Bands to watch 2017: Marcus Elliot 

click to enlarge Marcus Elliot - PHOTO BY DOUG COOMBE
  • Photo by Doug Coombe
  • Marcus Elliot

27-year-old saxophonist Marcus Elliot isn't truly a new face on the scene. He's been performing professionally in the Detroit jazz community since he was only 15 as bandleader of the Marcus Elliot Quartet (currently including Michael Malis on piano, Ben Rolston on bass, and Stephen Boegehold on drums) for 8 years, and has self-released two albums of original material in the process — the early project Looking Forward in 2010 and 2015's When The City Meets the Sky, a work he considers a letter of gratitude to the city of Detroit.

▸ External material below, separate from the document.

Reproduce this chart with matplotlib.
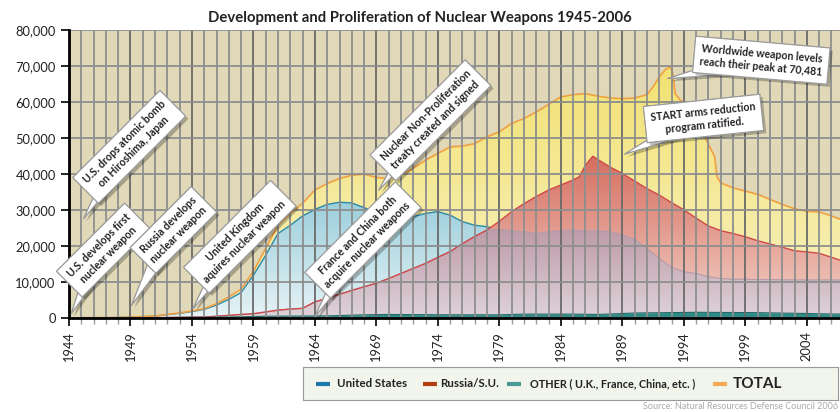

His rise has been marked by a focus on not just performance but composition and education as well. An early start giving saxophone lessons at age 14 eventually lead to, among many other things, directing the Detroit Symphony Orchestra's Civic Jazz Band in his early 20s to his current role as Artist-in-Residence at Troy High School. This is all on top of regular live performances and composition, his true passion. Elliot doesn't seem to ever stop moving — proof that Detroit is still very much a fertile breeding ground for a genre as steeped in its own musical legacy as jazz.

2017 is already shaping to be a busy year for Elliot. First, he has a new EP coming out in the spring, followed by an album with new group Balance (a project with pianist Malis) in the summer. In addition to that, his 4-year-long weekly residency at Cliff Bell's will be coming to an end in May. To honor the occasion, special guests will sit in every month leading up to the final performance. Guests include friends and mentors like Dwight Adams on trumpet, Marion Hayden on bass, the trombonist Vincent Chandler, and one of his teachers from Michigan State University, the saxophonist Diego Rivera.

Elliot has found great inspiration in many prominent Detroit saxophonists: the great Yusef Lateef, the lesser-known Sam Sanders, Donald Walden ("holder of the bebop tradition," in his words), and Faruq Z. Bey, who Elliot refers to as a missing link in the jazz of the '80s. Elliot never did get to play with Bey, who passed away in 2012, but his influence and effect on him — we are told, is deeply evident on the EP that comes out in the spring. We can't wait to hear it!